─── Source material ───

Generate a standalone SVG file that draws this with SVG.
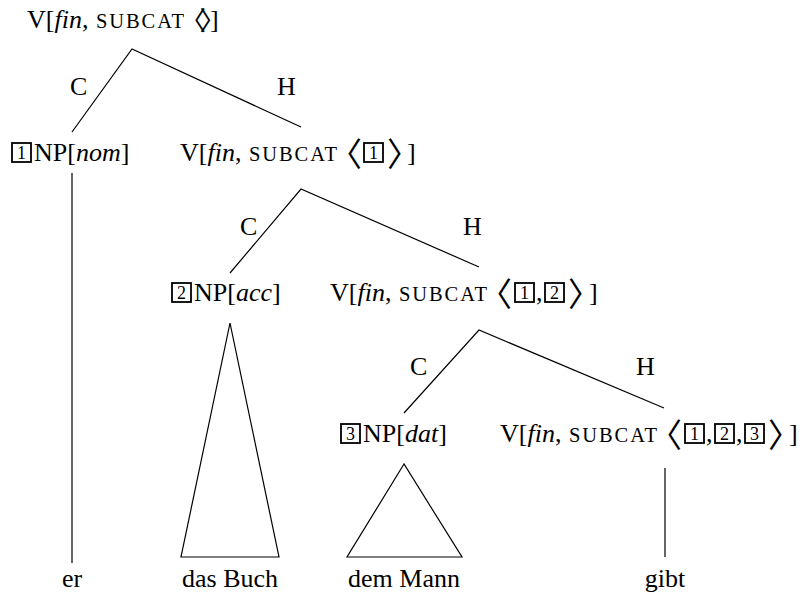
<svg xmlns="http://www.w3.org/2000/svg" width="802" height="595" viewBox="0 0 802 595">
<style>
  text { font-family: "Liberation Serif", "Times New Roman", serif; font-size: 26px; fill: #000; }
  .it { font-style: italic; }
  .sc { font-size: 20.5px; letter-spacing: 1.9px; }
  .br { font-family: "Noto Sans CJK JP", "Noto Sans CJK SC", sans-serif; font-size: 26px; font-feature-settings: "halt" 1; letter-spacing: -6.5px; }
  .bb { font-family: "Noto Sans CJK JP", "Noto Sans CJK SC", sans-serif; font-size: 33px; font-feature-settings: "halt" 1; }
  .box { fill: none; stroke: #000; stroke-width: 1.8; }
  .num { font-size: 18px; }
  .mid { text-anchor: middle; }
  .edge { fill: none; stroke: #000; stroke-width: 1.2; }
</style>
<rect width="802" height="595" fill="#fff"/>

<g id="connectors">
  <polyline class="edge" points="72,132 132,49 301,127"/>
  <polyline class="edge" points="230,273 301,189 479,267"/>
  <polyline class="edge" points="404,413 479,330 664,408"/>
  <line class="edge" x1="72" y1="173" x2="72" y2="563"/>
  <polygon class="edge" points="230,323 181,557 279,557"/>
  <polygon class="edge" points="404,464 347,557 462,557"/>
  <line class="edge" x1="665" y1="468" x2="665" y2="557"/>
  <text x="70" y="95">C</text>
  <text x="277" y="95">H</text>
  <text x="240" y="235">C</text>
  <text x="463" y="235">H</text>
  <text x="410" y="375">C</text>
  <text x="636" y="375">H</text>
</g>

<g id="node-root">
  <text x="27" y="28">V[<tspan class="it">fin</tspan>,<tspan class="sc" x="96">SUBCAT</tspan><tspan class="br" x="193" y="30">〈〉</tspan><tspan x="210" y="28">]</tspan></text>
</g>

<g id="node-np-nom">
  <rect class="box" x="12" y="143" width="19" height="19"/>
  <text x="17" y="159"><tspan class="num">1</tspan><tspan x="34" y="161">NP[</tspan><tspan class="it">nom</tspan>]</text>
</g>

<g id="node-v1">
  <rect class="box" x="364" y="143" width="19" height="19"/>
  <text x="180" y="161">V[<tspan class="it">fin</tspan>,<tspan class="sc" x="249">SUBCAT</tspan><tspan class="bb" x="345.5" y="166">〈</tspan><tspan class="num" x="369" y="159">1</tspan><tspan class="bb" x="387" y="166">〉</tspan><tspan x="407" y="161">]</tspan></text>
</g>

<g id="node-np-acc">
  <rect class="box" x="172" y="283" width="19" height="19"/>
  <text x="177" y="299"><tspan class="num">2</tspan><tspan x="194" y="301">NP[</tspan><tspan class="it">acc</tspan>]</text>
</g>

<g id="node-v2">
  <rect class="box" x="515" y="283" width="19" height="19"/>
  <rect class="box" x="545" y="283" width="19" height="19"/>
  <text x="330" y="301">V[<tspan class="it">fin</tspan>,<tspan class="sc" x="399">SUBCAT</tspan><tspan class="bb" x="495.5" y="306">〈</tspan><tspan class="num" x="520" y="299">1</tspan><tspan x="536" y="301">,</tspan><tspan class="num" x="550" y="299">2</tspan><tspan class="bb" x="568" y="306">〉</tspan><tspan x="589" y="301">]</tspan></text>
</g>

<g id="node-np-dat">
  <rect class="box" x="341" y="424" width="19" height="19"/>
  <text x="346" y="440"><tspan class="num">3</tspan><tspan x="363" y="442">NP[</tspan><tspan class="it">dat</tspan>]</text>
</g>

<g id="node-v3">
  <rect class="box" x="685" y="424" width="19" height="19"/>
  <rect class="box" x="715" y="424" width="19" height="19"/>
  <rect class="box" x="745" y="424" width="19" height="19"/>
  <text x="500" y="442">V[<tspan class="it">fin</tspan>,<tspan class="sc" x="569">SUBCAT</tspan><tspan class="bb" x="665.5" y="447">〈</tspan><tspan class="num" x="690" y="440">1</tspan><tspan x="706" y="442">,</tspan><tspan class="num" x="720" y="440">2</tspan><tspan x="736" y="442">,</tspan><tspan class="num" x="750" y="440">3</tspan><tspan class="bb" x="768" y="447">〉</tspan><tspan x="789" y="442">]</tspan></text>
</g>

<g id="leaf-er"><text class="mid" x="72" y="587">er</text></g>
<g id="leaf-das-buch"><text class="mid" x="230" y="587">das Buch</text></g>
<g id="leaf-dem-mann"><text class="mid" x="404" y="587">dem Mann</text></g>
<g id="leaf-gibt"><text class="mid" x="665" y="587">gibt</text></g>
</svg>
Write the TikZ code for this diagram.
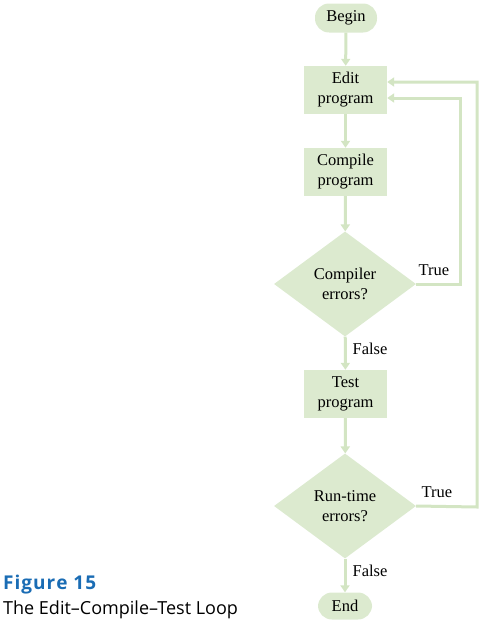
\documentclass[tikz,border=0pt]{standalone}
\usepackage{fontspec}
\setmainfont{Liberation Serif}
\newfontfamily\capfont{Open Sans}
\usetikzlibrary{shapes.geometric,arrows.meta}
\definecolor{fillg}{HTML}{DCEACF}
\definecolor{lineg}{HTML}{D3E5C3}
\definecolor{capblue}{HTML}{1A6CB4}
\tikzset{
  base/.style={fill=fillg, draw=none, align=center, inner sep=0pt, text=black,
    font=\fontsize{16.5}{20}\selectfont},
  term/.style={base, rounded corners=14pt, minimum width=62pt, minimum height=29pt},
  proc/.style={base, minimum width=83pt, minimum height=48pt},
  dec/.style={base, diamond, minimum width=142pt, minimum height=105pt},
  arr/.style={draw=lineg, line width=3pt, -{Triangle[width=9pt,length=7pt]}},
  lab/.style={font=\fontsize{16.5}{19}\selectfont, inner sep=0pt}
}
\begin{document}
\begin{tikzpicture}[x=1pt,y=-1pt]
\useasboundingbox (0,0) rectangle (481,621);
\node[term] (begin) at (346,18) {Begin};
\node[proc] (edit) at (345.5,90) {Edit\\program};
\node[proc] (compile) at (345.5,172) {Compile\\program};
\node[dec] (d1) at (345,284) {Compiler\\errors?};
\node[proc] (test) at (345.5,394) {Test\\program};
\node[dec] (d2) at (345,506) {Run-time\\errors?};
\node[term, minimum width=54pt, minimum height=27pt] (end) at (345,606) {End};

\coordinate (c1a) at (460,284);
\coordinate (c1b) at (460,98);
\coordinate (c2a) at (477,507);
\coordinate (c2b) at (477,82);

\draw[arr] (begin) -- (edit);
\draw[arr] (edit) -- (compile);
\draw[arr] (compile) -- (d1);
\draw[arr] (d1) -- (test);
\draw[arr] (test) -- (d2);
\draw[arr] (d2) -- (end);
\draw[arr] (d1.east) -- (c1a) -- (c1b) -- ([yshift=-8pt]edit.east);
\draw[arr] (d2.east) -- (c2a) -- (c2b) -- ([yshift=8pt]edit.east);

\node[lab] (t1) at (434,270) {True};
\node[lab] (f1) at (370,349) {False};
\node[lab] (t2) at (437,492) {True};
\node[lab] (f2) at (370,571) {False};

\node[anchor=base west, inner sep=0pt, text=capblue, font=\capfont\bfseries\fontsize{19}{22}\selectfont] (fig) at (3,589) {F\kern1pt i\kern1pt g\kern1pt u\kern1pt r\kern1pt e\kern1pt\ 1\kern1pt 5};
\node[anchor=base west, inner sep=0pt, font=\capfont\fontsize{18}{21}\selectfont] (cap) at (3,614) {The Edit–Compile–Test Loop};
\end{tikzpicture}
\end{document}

───

Short exercise » Where does the word "this" appear? Return each line that holds it.

Reply »
Generate a standalone SVG file that draws this with SVG.
Write the TikZ code for this diagram.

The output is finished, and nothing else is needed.